Abstract

Flexible metal–organic frameworks (MOFs) can show remarkable properties that can be useful for various gas separation and storage applications. However, due to the relatively small number of data compared to those of rigid MOFs, the computational design of flexible MOFs with the desired properties has been challenging. In this study, we propose novel methods for designing MOFs that possess potential flexibility and discover new flexible MOFs capable of exhibiting an S-shaped isotherm, indicating a high gas working capacity. Employing our methods, we constructed a comprehensive database comprising MOFs with potential flexibility, which we subsequently screened using molecular simulations to identify optimal MOFs with high CH4 and H2 working capacity and flexibility. Specifically, we have identified five optimal candidates that may exhibit S-shaped isotherms with exceptional CH4 working capacity.
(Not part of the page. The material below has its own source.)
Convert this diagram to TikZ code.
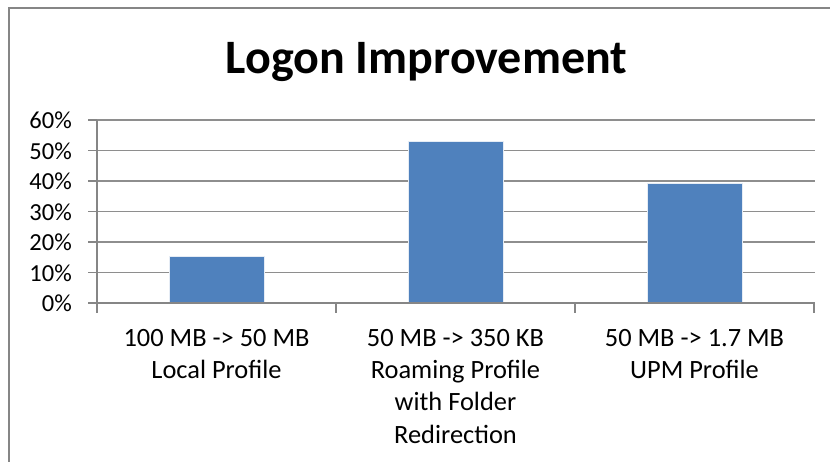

Furthermore, we have determined that these optimal candidates have wide-ranging applicability for other gases such as H2. In particular, one of the candidate MOFs (named Co+E11) shows a theoretical working capacity of 214.5 v(STP)/v for CH4 (298 K, 5.8–65 bar) and 45.0 g/L for H2 (77 K, 5–100 bar), surpassing the current world record of 208 v(STP)/v for CH4 and 37.2 g/L for H2. Hence, we demonstrate the expansion of the data-driven MOF space into the realm of flexible MOFs and propose new synthesizable candidates for gas storage applications.